Monday, Aug. 17, 1942
Information Please
The lanky American asked the class of British schoolboys: "Suppose you were sitting on the bank of the Mississippi River looking east. How far away would the Atlantic Ocean be?" Blank looks. Many of them had never heard of the Mississippi River. Said a boy who had: "100 miles." Another: "500 miles."
Such is the illiteracy in British schools regarding the U.S. Witness to this Anglo-duncism was Yankee Chester Williams, an assistant to U.S. Education Commissioner John W. Studebaker, who last week reported on his official ten-week tour of British schools. He brought news that Britain had decided to step up its imports of information about the U.S., and that Britain's National Exchange Library had raised $100,000 to buy U.S. history and fiction books for muddled British pupils.
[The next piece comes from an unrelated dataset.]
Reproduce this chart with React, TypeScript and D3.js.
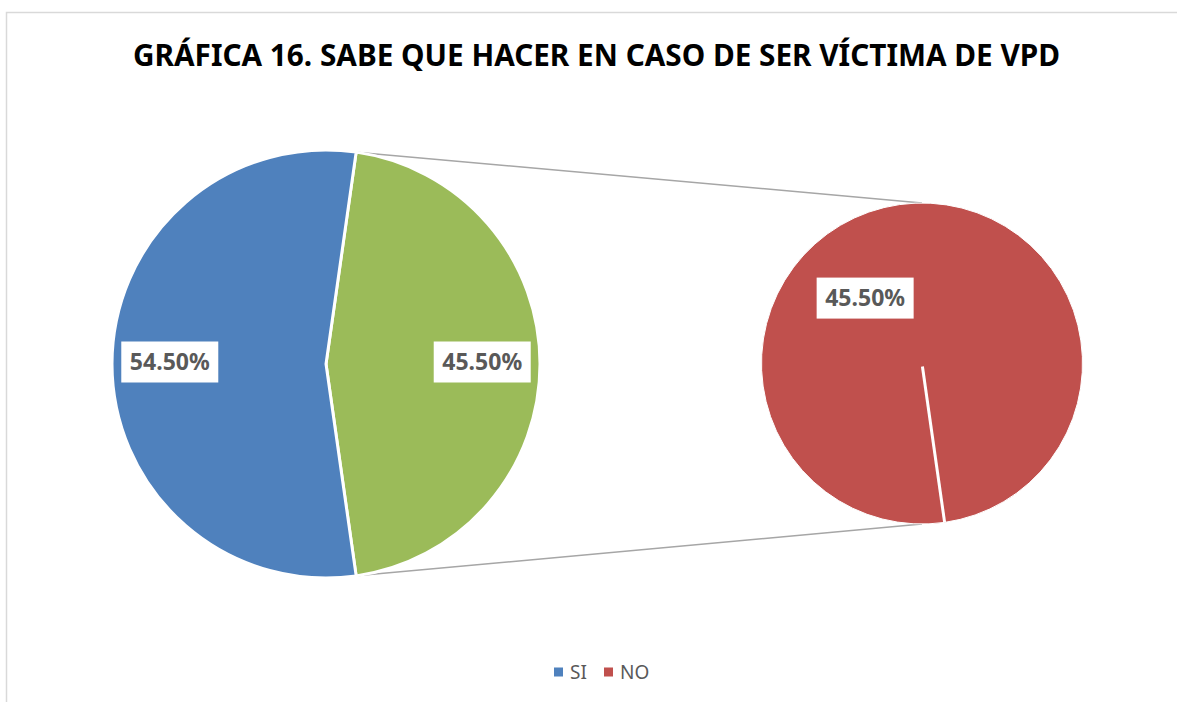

Last winter's first British experiment in teaching U.S. history didn't get very far. Most secondary schoolchildren, who knew far more about ancient Greece than about the U.S., believed "the best people withdrew from the colony and left the troublemakers to fight it out among themselves." And via Hollywood, they believed in gangster-ruled cities and an all-cowboy West.
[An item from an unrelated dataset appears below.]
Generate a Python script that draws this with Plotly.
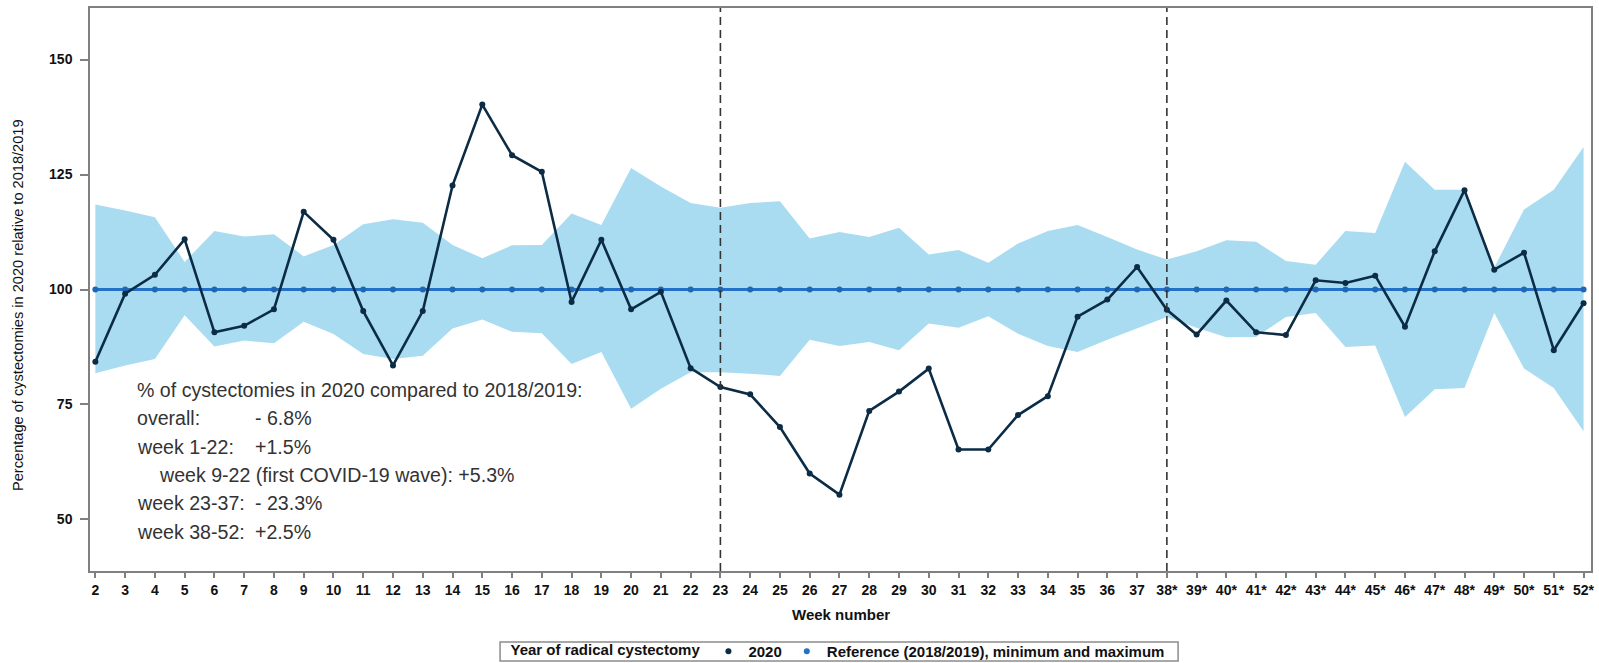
import plotly.graph_objects as go

# Week numbers (weeks 38-52 marked with an asterisk on the axis)
weeks = list(range(2, 53))
week_labels = [str(w) if w < 38 else f"{w}*" for w in weeks]

# 2020 cystectomies as % of the 2018/2019 reference
pct_2020 = [
    84.3, 99.1, 103.2, 110.9, 90.7, 92.1, 95.7, 116.9, 110.8, 95.3,
    83.5, 95.3, 122.6, 140.2, 129.2, 125.6, 97.3, 110.8, 95.7, 99.5,
    82.9, 78.8, 77.2, 70.1, 60.0, 55.4, 73.6, 77.8, 82.8, 65.2,
    65.2, 72.7, 76.8, 94.1, 97.8, 104.9, 95.6, 90.2, 97.6, 90.7,
    90.1, 102.0, 101.4, 103.0, 91.9, 108.3, 121.6, 104.3, 108.0, 86.8,
    97.0,
]

# Reference (2018/2019) level and its minimum / maximum
reference = [100] * len(weeks)
ref_max = [
    118.5, 117.2, 115.7, 106.0, 112.7, 111.5, 112.0, 107.2, 109.7, 114.2,
    115.3, 114.5, 109.7, 106.8, 109.6, 109.7, 116.5, 114.0, 126.4, 122.4,
    118.8, 117.8, 118.8, 119.2, 111.1, 112.5, 111.4, 113.4, 107.6, 108.6,
    105.8, 110.0, 112.7, 114.0, 111.4, 108.7, 106.5, 108.3, 110.7, 110.4,
    106.2, 105.4, 112.7, 112.3, 127.8, 121.7, 121.7, 104.8, 117.4, 121.7,
    131.0,
]
ref_min = [
    81.8, 83.5, 84.9, 94.4, 87.6, 88.9, 88.3, 93.0, 90.3, 86.0,
    84.9, 85.6, 91.5, 93.5, 90.8, 90.5, 83.8, 86.4, 74.1, 78.4,
    82.0, 82.0, 81.7, 81.2, 89.1, 87.7, 88.6, 86.8, 92.6, 91.7,
    94.2, 90.4, 87.7, 86.4, 89.1, 91.5, 94.0, 91.7, 89.6, 89.7,
    94.0, 94.9, 87.5, 87.8, 72.3, 78.3, 78.6, 94.9, 82.8, 78.6,
    69.2,
]

# Period boundaries
period_starts = [23, 38]

summary_lines = [
    ("% of cystectomies in 2020 compared to 2018/2019:", None, False),
    ("overall:", "- 6.8%", False),
    ("week 1-22:", "+1.5%", False),
    ("week 9-22 (first COVID-19 wave): +5.3%", None, True),
    ("week 23-37:", "- 23.3%", False),
    ("week 38-52:", "+2.5%", False),
]

BAND = "#a9dcf1"
REF_BLUE = "#2271c6"
NAVY = "#0c2c46"
FONT = "Liberation Sans, Arial, sans-serif"

fig = go.Figure()

# min/max band
fig.add_trace(go.Scatter(x=weeks, y=ref_min, mode="lines", line=dict(width=0, color=BAND),
                         showlegend=False, hoverinfo="skip"))
fig.add_trace(go.Scatter(x=weeks, y=ref_max, mode="lines", line=dict(width=0, color=BAND),
                         fill="tonexty", fillcolor=BAND, showlegend=False, hoverinfo="skip"))

# reference line
fig.add_trace(go.Scatter(x=weeks, y=reference, mode="lines+markers",
                         line=dict(color=REF_BLUE, width=3),
                         marker=dict(color="#1f66b5", size=6),
                         showlegend=False))

# 2020 line
fig.add_trace(go.Scatter(x=weeks, y=pct_2020, mode="lines+markers",
                         line=dict(color=NAVY, width=2.6),
                         marker=dict(color=NAVY, size=6),
                         showlegend=False))

# legend entries (dots only)
fig.add_trace(go.Scatter(x=[None], y=[None], mode="markers", name="<b>2020</b>",
                         marker=dict(color=NAVY, size=6)))
fig.add_trace(go.Scatter(x=[None], y=[None], mode="markers",
                         name="<b>Reference (2018/2019), minimum and maximum</b>",
                         marker=dict(color=REF_BLUE, size=6)))

shapes = []
for w in period_starts:
    shapes.append(dict(type="line", xref="x", yref="paper", x0=w, x1=w, y0=0, y1=1,
                       line=dict(color="#333333", width=1.6, dash="8px,5px")))

# frame around the legend row
shapes.append(dict(type="rect", xref="paper", yref="paper",
                   x0=0.2732, x1=0.7249, y0=-0.160, y1=-0.126,
                   line=dict(color="#8c8c8c", width=1.5), fillcolor="rgba(0,0,0,0)",
                   layer="above"))

annotations = []
line_y = [0.3215, 0.2712, 0.2208, 0.1705, 0.1202, 0.0698]
for (label, value, indent), yy in zip(summary_lines, line_y):
    annotations.append(dict(xref="paper", yref="paper", x=0.0444 if indent else 0.030, y=yy,
                            xanchor="left", yanchor="middle", text=label, showarrow=False,
                            font=dict(family=FONT, size=19.6, color="#333333")))
    if value is not None:
        annotations.append(dict(xref="paper", yref="paper", x=0.1086, y=yy,
                                xanchor="left", yanchor="middle", text=value, showarrow=False,
                                font=dict(family=FONT, size=19.6, color="#333333")))

# axis titles
annotations.append(dict(xref="paper", yref="paper", x=0, y=0.4725, xshift=-72,
                        xanchor="center", yanchor="middle", textangle=-90, showarrow=False,
                        text="Percentage of cystectomies in 2020 relative to 2018/2019",
                        font=dict(family=FONT, size=14.6, color="#111111")))
annotations.append(dict(xref="paper", yref="paper", x=0.5, y=-0.078,
                        xanchor="center", yanchor="middle", showarrow=False,
                        text="<b>Week number</b>",
                        font=dict(family=FONT, size=15, color="#111111")))

fig.update_layout(
    width=1599, height=663,
    margin=dict(l=90, r=8, t=8, b=92, autoexpand=False),
    paper_bgcolor="white", plot_bgcolor="white",
    shapes=shapes, annotations=annotations,
    showlegend=True,
    legend=dict(orientation="h", xref="container", yref="container",
                x=0.5247, xanchor="center", y=0.0173, yanchor="middle",
                traceorder="normal",
                title=dict(text="<b>Year of radical cystectomy</b>", side="left",
                           font=dict(family=FONT, size=15, color="#111111")),
                font=dict(family=FONT, size=15, color="#111111"),
                borderwidth=0, bgcolor="rgba(0,0,0,0)",
                itemwidth=30, tracegroupgap=0),
)

fig.update_xaxes(range=[1.82, 52.25], tickmode="array", tickvals=weeks, ticktext=week_labels,
                 showgrid=False, zeroline=False, showline=True, mirror=True,
                 linecolor="#808080", linewidth=1.5,
                 ticks="outside", ticklen=5, tickwidth=1.5, tickcolor="#808080",
                 tickfont=dict(family=FONT, size=14, color="#111111", weight="bold"))
fig.update_yaxes(range=[38.8, 161.2], tickvals=[50, 75, 100, 125, 150],
                 showgrid=False, zeroline=False, showline=True, mirror=True,
                 linecolor="#808080", linewidth=1.5,
                 ticks="outside", ticklen=8, tickwidth=1.5, tickcolor="#808080",
                 ticklabelstandoff=5,
                 tickfont=dict(family=FONT, size=14, color="#111111", weight="bold"))

fig.write_html("out.html")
British historians, who have lately begun to write more books about the U.S., still grate on U.S. ears. Typical excerpt (from a discussion of the Declaration of Independence by Historian C. F. Strong in The Story of the American People): "Some of these postulates, far from being self-evident, are not even truths, and it is now generally admitted by American historians that the philosophy of the Declaration is dubious, and most of the grievances hardly fundamental."
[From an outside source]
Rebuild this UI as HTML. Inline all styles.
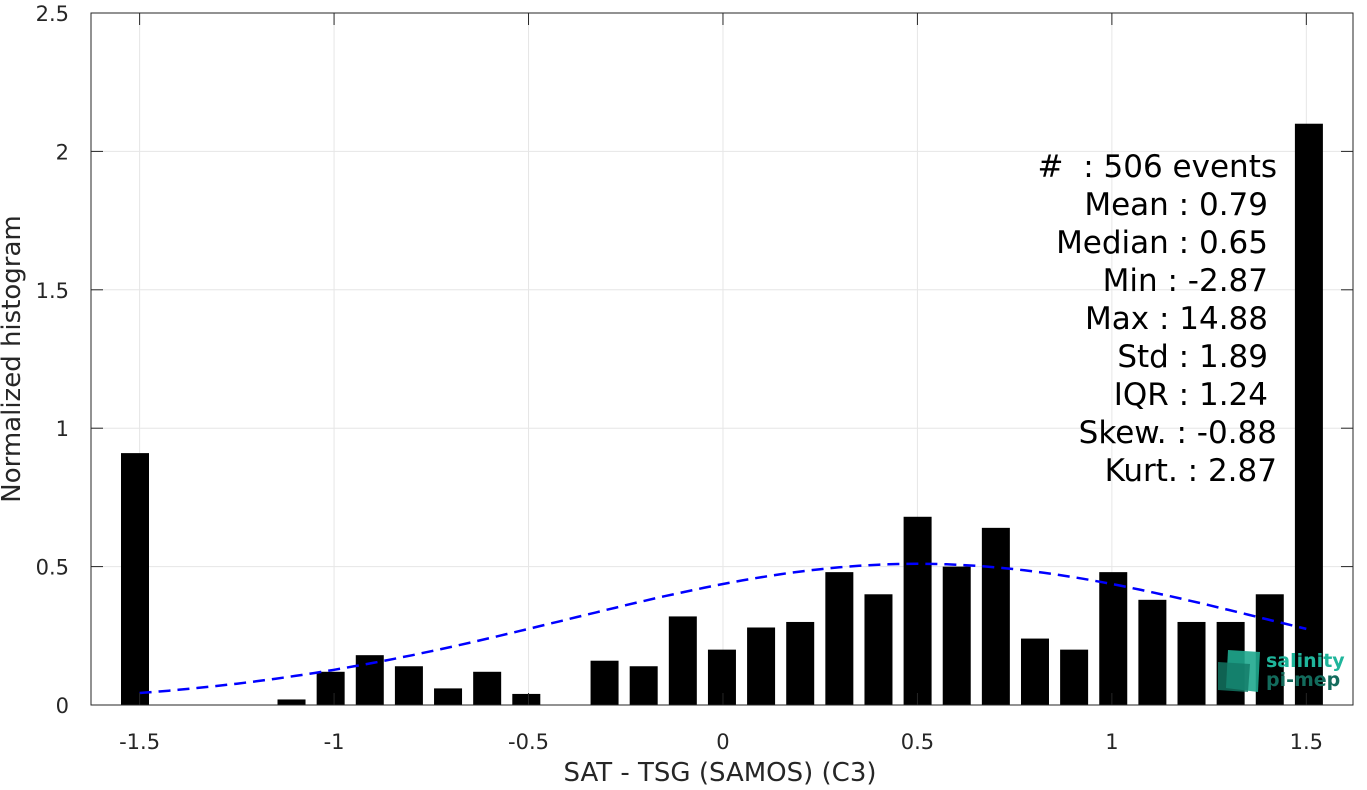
<!DOCTYPE html>
<html><head><meta charset="utf-8"><style>
body{margin:0;background:#fff;}
svg text{font-family:"DejaVu Sans","Liberation Sans",sans-serif;}
</style></head><body>
<svg id="chart" width="1367" height="785" xmlns="http://www.w3.org/2000/svg">
<g id="grid"></g>
<g id="bars"></g>
<path id="fit" fill="none" stroke="#0000ff" stroke-width="2.5" stroke-dasharray="12,7"/>
<rect x="91" y="13" width="1262" height="692" fill="none" stroke="#262626" stroke-width="1"/>
<g id="ticks"></g>
<text x="720" y="781" font-size="26" fill="#262626" text-anchor="middle">SAT - TSG (SAMOS) (C3)</text>
<text transform="translate(20,359) rotate(-90)" font-size="26" fill="#262626" text-anchor="middle">Normalized histogram</text>
<g font-size="31" fill="#000" text-anchor="end">
<text x="1277" y="177">#&#160; : 506 events</text>
<text x="1268" y="215">Mean : 0.79</text>
<text x="1268" y="253">Median : 0.65</text>
<text x="1268" y="291">Min : -2.87</text>
<text x="1268" y="329">Max : 14.88</text>
<text x="1268" y="367">Std : 1.89</text>
<text x="1268" y="405">IQR : 1.24</text>
<text x="1277" y="443">Skew. : -0.88</text>
<text x="1277" y="481">Kurt. : 2.87</text>
</g>
<g>
<polygon points="1228,650 1260,652 1258,692 1226,688" fill="#1fa88e" opacity="0.9"/>
<polygon points="1218,662 1250,664 1248,692 1218,690" fill="#137a66" opacity="0.8"/>
<text x="1266" y="667" font-size="19" font-weight="bold" fill="#1fb59b">salinity</text>
<text x="1266" y="686" font-size="19" font-weight="bold" fill="#136b5c">pi-mep</text>
</g>
</svg>
<script>
const binCenters=[-1.5,-1.4,-1.3,-1.2,-1.1,-1.0,-0.9,-0.8,-0.7,-0.6,-0.5,-0.4,-0.3,-0.2,-0.1,0,0.1,0.2,0.3,0.4,0.5,0.6,0.7,0.8,0.9,1.0,1.1,1.2,1.3,1.4,1.5];
const binValues=[0.91,0,0,0,0.02,0.12,0.18,0.14,0.06,0.12,0.04,0,0.16,0.14,0.32,0.20,0.28,0.30,0.48,0.40,0.68,0.50,0.64,0.24,0.20,0.48,0.38,0.30,0.30,0.40,2.10];
const xTicks=[-1.5,-1,-0.5,0,0.5,1,1.5];
const xTickLabels=["-1.5","-1","-0.5","0","0.5","1","1.5"];
const yTicks=[0,0.5,1,1.5,2,2.5];
const yTickLabels=["0","0.5","1","1.5","2","2.5"];
const fitMean=0.5, fitStd=0.9, fitAmp=0.51;
const X0=91,X1=1353,Y0=705,Y1=13,xmin=-1.625,xmax=1.62,ymin=0,ymax=2.5;
const sx=v=>X0+(v-xmin)/(xmax-xmin)*(X1-X0);
const sy=v=>Y0-(v-ymin)/(ymax-ymin)*(Y0-Y1);
const NS="http://www.w3.org/2000/svg";
const mk=(t,a,p)=>{const e=document.createElementNS(NS,t);for(const k in a)e.setAttribute(k,a[k]);p.appendChild(e);return e;};
const grid=document.getElementById('grid'),ticks=document.getElementById('ticks'),bars=document.getElementById('bars');
xTicks.forEach((v,i)=>{
 const g=mk('line',{x1:sx(v),x2:sx(v),y1:Y1,y2:Y0,stroke:'#e6e6e6'},grid);
 
 
 mk('line',{x1:sx(v),x2:sx(v),y1:Y0,y2:Y0-12,stroke:'#262626'},ticks);
 mk('line',{x1:sx(v),x2:sx(v),y1:Y1,y2:Y1+12,stroke:'#262626'},ticks);
 const t=mk('text',{x:sx(v),y:Y0+44,'font-size':21,fill:'#262626','text-anchor':'middle'},ticks);
 t.textContent=xTickLabels[i];
 
 
});
yTicks.forEach((v,i)=>{
 const g=mk('line',{x1:X0,x2:X1,y1:sy(v),y2:sy(v),stroke:'#e6e6e6'},grid);
 
 
 mk('line',{x1:X0,x2:X0+12,y1:sy(v),y2:sy(v),stroke:'#262626'},ticks);
 mk('line',{x1:X1,x2:X1-12,y1:sy(v),y2:sy(v),stroke:'#262626'},ticks);
 const t=mk('text',{x:X0-22,y:sy(v)+8,'font-size':21,fill:'#262626','text-anchor':'end'},ticks);
 t.textContent=yTickLabels[i];
 
 
});
const bw=0.072, bx=c=>135+(c+1.5)*391.3;
binCenters.forEach((c,i)=>{
 const v=binValues[i];
 const r=mk('rect',{x:bx(c)-14,y:sy(v),width:28,height:sy(0)-sy(v),fill:'#000'},bars);
 
 
});
let d='';
for(let k=0;k<=120;k++){const x=-1.5+3*k/120;const y=fitAmp*Math.exp(-((x-fitMean)**2)/(2*fitStd*fitStd));d+=(k?'L':'M')+sx(x).toFixed(1)+','+sy(y).toFixed(1);}
document.getElementById('fit').setAttribute('d',d);
</script>
</body></html>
But Britons here & there showed signs of progress. In a secondary school in the working-class district of Manchester the children had organized a "Pen Pals Club" to correspond with U.S. moppets in such namesake towns as Manchester, Tex., Manchester, Mich. They steamed labels from cans of Lend-Lease goods, wrote history themes on the towns and States whence they originated.
The U.S. Government now began an ambitious educational program. Returning to Washington last week, Librarian of Congress Archibald MacLeish left behind in London a new Office of War Information branch, headed by onetime Banker James Paul Warburg. It has four functions: 1) supplying U.S. information to Britons, a job to be directed by able, young New York Timesman James B. Reston who spent four years in England covering British affairs; 2) conducting political (i.e., propaganda) warfare in enemy countries; 3) rebroadcasting U.S. short-wave programs from Britain; 4) improving relations between U.S. soldiers and Britons.